To answer this question, I embarked on an interorganisational ethnography of the enactment of a Health and Social Care Partnership (HSCP), which went ‘live’ on April 1st, 2016; in a place I call ‘Kintra’. I interrogate what happened when several managers (from the NHS and Council) endeavoured to implement HSCI according to the precepts of the Act; working to both (re)configure and hold things together behind care frontiers; away from the bodywork of direct care, immersed in everyday arrangements in the spaces of governance and operations. I chart their efforts to comply with regulations, plan, and build governance apparatuses through documents. I explore through coalescent objects how distributed forms of governance, entwined in policy implementation, were subsequently both sustained, and challenged. I observed for seven months actors struggling to (re)configure care services embedded in a collaborative approach, as well as establish the legitimacy of the HSCP; exemplified through the fabrication of what was understood as a 'must-do' commissioning plan.
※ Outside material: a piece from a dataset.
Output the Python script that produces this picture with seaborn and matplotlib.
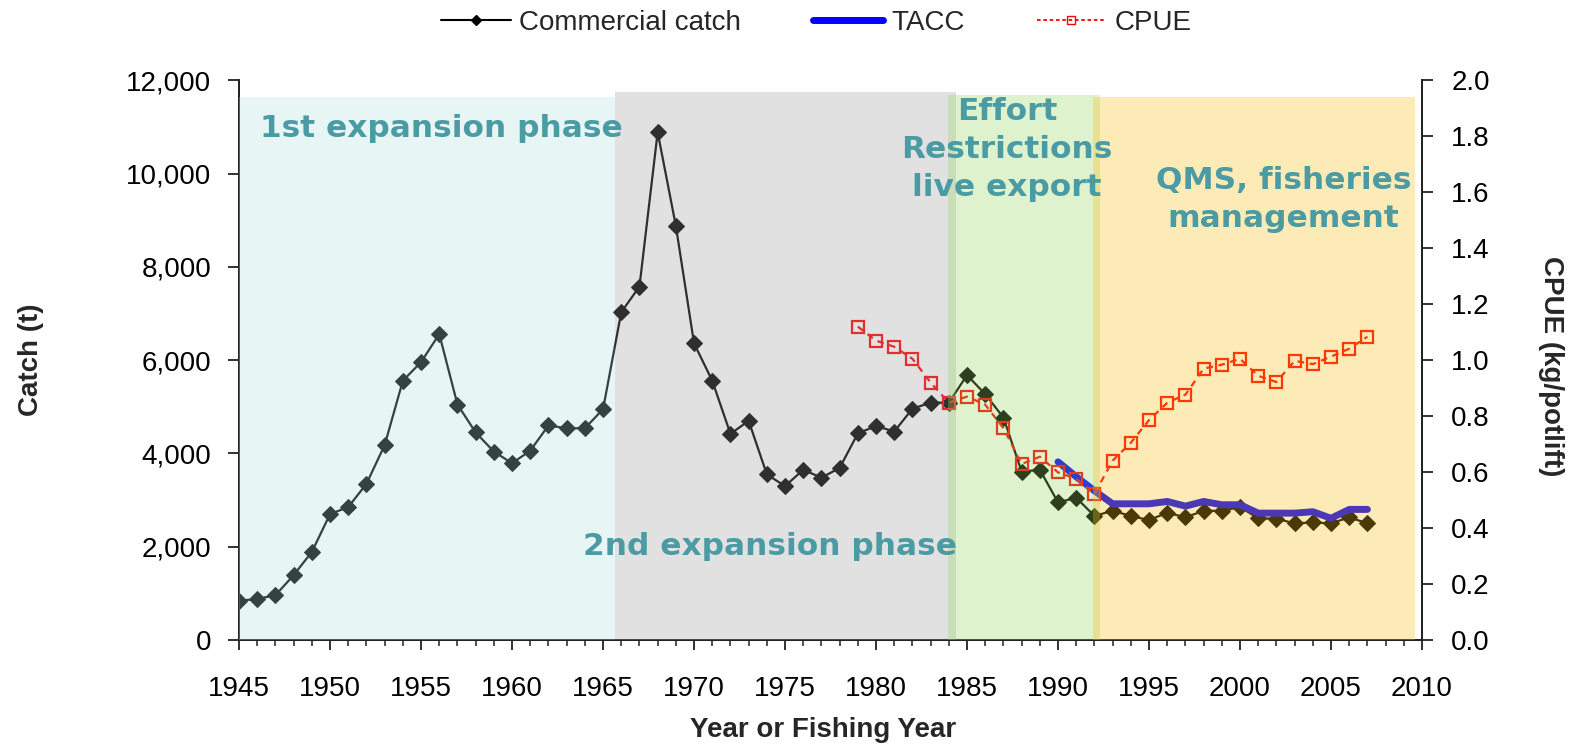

In tracing documents, I show the ways in which HSCI was simultaneously materialised and constituted through documentation. I reveal how, in the mundane mattering of document manufacturing, possibilities for (re)forming the carescape emerged. By delving into inconspicuous, ‘seamful’ b/order work that both sustained distinctions between the NHS and Council and enabled b/order crossings, I expose how actors were knotted, and how this shaped efforts to recompose the contours of the carescape.
While ‘Kintra’s story might be familiar, situated in concerns that may resonate across Scotland; I reveal how collaboration-as-practice is tangled in differing organisational practices, emerging from quotidian intra-actions in meeting rooms, offices, car parks and kitchenettes. I deploy a posthuman practice stance to show not only the way in which public administration ‘does’ care, but it’s world-making through a sociomaterial politics of anticipation.
I was told legislation was the only way to make HSCI in ‘Kintra’ happen, nevertheless, there was resistance to limit the breadth and depth of integrating. Consequently, I show how the (re)organising of b/orders was an always-ongoing act of maintenance and repair of a (dis)integrating carescape; as I learnt at the end of my fieldwork, ‘it’s ‘Kintra, ‘it’s aye been!